### TASK PROMPT
Count every line where "this" occurs. Give the total alone.

(Charts and diagrams as code)
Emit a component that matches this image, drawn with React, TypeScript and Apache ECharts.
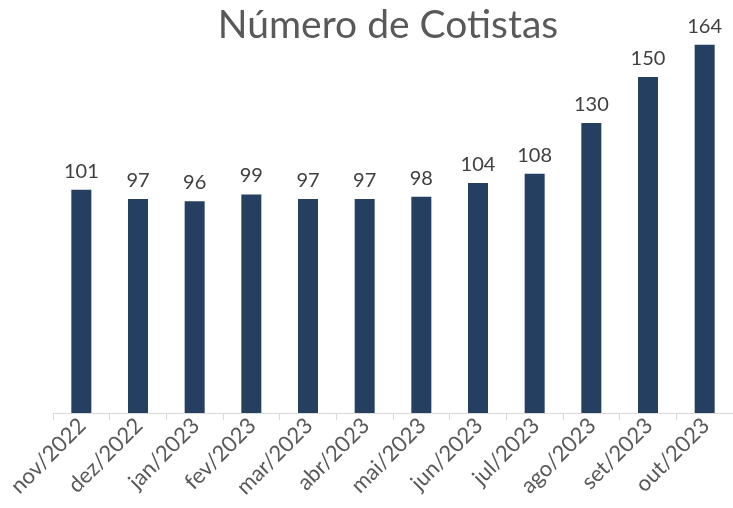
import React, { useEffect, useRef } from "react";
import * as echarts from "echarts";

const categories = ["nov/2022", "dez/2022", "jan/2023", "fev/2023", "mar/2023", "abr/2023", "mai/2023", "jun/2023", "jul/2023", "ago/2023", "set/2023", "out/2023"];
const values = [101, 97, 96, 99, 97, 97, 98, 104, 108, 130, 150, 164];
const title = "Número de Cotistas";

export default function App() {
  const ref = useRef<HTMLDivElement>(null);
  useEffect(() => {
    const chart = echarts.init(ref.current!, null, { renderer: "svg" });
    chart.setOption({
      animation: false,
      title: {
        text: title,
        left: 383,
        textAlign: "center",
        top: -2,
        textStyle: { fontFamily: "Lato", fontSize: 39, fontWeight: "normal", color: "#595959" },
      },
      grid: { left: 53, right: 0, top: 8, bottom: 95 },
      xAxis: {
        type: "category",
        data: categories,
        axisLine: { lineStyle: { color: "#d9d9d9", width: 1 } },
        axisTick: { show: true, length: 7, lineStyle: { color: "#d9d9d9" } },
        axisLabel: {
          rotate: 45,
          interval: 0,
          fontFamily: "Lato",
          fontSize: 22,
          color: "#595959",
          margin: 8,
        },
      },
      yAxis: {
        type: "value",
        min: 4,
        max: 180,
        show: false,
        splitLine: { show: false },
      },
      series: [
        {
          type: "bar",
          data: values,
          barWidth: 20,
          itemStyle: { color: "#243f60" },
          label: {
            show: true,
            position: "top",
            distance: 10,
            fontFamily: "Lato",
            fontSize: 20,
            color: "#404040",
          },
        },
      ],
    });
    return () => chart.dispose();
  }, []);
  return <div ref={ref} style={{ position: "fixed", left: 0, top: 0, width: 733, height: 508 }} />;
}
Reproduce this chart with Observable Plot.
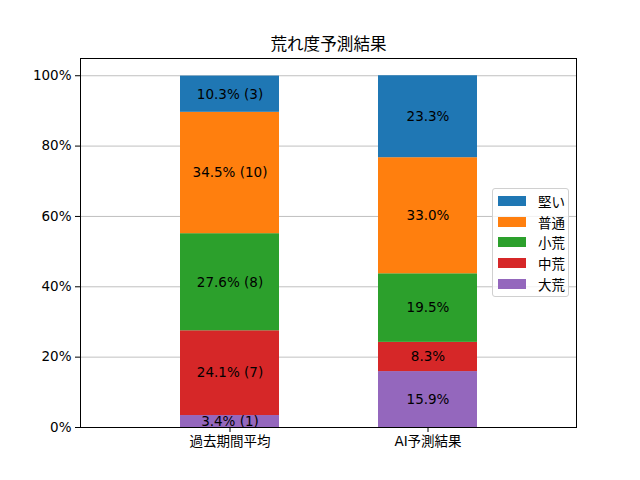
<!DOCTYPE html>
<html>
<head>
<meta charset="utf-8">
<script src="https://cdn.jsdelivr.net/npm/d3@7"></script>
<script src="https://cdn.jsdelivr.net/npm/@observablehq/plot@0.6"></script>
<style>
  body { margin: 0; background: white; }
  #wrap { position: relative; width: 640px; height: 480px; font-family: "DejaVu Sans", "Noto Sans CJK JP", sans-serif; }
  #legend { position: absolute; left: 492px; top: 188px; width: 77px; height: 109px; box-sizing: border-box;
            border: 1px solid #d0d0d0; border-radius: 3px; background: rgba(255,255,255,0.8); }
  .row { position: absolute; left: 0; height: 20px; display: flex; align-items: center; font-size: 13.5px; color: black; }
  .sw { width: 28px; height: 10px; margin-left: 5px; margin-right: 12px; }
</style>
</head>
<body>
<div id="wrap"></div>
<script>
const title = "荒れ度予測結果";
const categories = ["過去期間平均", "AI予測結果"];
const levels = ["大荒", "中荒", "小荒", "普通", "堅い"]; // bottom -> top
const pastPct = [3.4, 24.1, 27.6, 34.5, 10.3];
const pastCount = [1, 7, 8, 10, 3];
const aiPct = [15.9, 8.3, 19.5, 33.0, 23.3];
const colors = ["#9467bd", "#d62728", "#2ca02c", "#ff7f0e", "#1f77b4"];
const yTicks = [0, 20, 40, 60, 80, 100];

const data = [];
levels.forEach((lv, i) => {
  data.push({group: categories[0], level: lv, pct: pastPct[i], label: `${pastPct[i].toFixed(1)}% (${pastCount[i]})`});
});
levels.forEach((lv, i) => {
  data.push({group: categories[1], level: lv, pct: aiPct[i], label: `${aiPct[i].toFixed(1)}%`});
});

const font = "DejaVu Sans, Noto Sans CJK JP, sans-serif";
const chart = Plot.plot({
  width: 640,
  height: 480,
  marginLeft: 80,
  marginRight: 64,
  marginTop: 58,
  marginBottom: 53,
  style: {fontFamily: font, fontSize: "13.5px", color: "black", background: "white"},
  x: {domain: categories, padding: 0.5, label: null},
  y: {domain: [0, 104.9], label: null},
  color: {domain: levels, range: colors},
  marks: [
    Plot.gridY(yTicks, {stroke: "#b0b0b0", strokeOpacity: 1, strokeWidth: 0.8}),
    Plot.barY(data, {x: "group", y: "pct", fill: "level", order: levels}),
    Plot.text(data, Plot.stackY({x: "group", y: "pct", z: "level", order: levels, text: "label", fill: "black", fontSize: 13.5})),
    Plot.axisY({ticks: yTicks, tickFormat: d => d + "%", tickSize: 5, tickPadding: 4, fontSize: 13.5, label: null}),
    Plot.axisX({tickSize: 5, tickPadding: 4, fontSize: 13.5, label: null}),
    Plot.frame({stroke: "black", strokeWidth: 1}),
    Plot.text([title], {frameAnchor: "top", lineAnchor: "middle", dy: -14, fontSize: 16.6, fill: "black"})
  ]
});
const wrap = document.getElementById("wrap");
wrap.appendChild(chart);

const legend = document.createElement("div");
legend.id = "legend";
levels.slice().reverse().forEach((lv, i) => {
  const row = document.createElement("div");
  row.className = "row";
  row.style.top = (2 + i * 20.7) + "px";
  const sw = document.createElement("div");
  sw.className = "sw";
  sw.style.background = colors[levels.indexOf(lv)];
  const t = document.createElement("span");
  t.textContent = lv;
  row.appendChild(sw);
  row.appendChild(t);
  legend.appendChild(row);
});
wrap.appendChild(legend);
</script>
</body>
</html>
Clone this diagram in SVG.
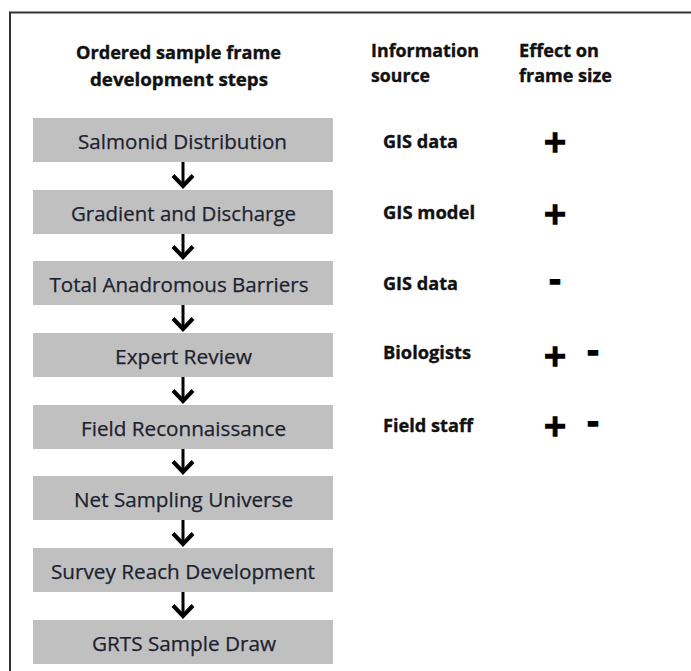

### RESULT
3